Cost-income al 46%, era al 62% nel 2018
Il risultato dei conti che vanno da gennaio a settembre 2023 rivela anche il netto miglioramento della qualità del credito per tutto il settore che si è tradotto, per i primi cinque gruppi, in minori accantonamenti sui rischi e minori svalutazioni. L'aumento di utili e redditività, frutto anche di una attenta gestione sul fronte delle spese, si riflette anche sul versante del cost/income: il risultato medio per i primi cinque gruppi è pari al 46% (si va dal 39% al 49,5%): questo parametro, che indica l'efficienza di una banca (più è basso, più è positivo), non è mai stato cosi' contenuto e solo cinque anni fa, nel 2018, per l'intero settore, si attestava al 62% medio.
Raggiunti in anticipo gli obiettivi dei piani industriali
I primi nove mesi dell'anno hanno regalato alle banche numeri da record: si tratta dei migliori risultati di sempre sia per utili sia ricavi. Gli obiettivi dei piani industriali sono stati ampiamente realizzati con largo anticipo e i non performing loan (npl) ormai non catalizzano più l'attenzione come in passato perché la qualità del credito si mantiene decisamente buona. Tutti i principali istituti di credito - ma in generale questo vale per l'intero settore - hanno beneficiato delle mosse della Banca centrale europea e la fotografia dei bilanci parla di due leve di crescita dei numeri: da una parte l'aumento del margine di interesse, dall'altra il minor rischio di credito (si registrano, infatti, pochi accantonamenti e poche coperture).
Se a questo si aggiunge il miglioramento degli indici patrimoniali e dei livelli di liquidità, il 2023 sarà un anno da incorniciare e il prossimo biennio, stando anche alle indicazioni contenute nei documenti delle principali banche, porterà a risultati analoghi se non migliori. Il rialzo dei tassi di interesse, inoltre, ha restituito alle banche un canale di ricavi ormai dimenticato: il margine di interesse è raddoppiato quasi per tutti e la parte inaspettata del cost/income non ha mai raggiunto livelli così bassi e con un tale velocità.
"C'è una regola d'oro che ancora accomuna tutto il settore: i vertici delle banche sono attenti ad assicurare i dividendi, anche oltre le stime, per remunerare gli azionisti, ma non sembra essere preso in adeguata considerazione quanto gli effetti finanziari della crisi stiano pesando sul risparmio e sui patrimoni delle famiglie", rileva la Fabi.

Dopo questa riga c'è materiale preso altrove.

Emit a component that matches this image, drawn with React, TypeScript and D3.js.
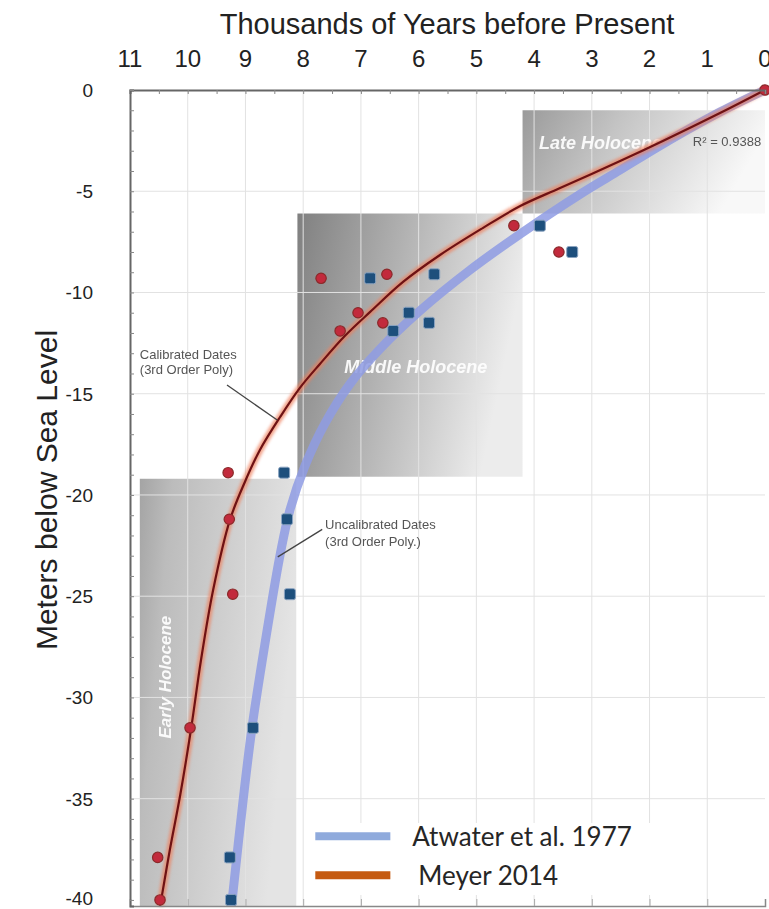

Sileoni, ora riconoscimenti ai lavoratori
"I dati che ho presentato durante l'incontro in Abi", osserva il segretario generale della Fabi, Lando Maria Sileoni, "dimostrano, ancora una volta, che col nuovo contratto nazionale vanno garantiti alle lavoratrici e ai lavoratori importanti riconoscimenti economici. I 435 euro medi mensili chiesti da tutti i sindacati rappresentano una richiesta legittima e giustificata tanto dal recupero dell'inflazione tanto dal riconoscimento per la produttività. Nel 2020 e nel 2021, le banche avevano cominciato a guadagnare più con le commissioni che con i prestiti. Con il rialzo dei tassi, già' l'anno scorso è cambiato tutto. Nel 2023 il margine d'interesse e' addirittura raddoppiato".
"È un regalo, semmai, quello che guadagnano gli amministratori delegati: quelli dei primi 16 gruppi guadagnano, complessivamente, 30 milioni di euro l'anno, una cifra stratosferica che consentirebbe di assumere fino a 1.000 giovani in banca. "La riduzione dell'orario di lavoro e la partecipazione dei rappresentanti dei lavoratori nei consigli di amministrazione delle banche sono due argomenti che rivestono un'importanza fondamentale per noi e sui quali serve una risposta chiara delle banche. Quanto alla vendita dei prodotti finanziari e assicurativi, è indispensabile confermare nel nuovo contratto l'accordo sulle indebite pressioni commerciali del 2017", conclude.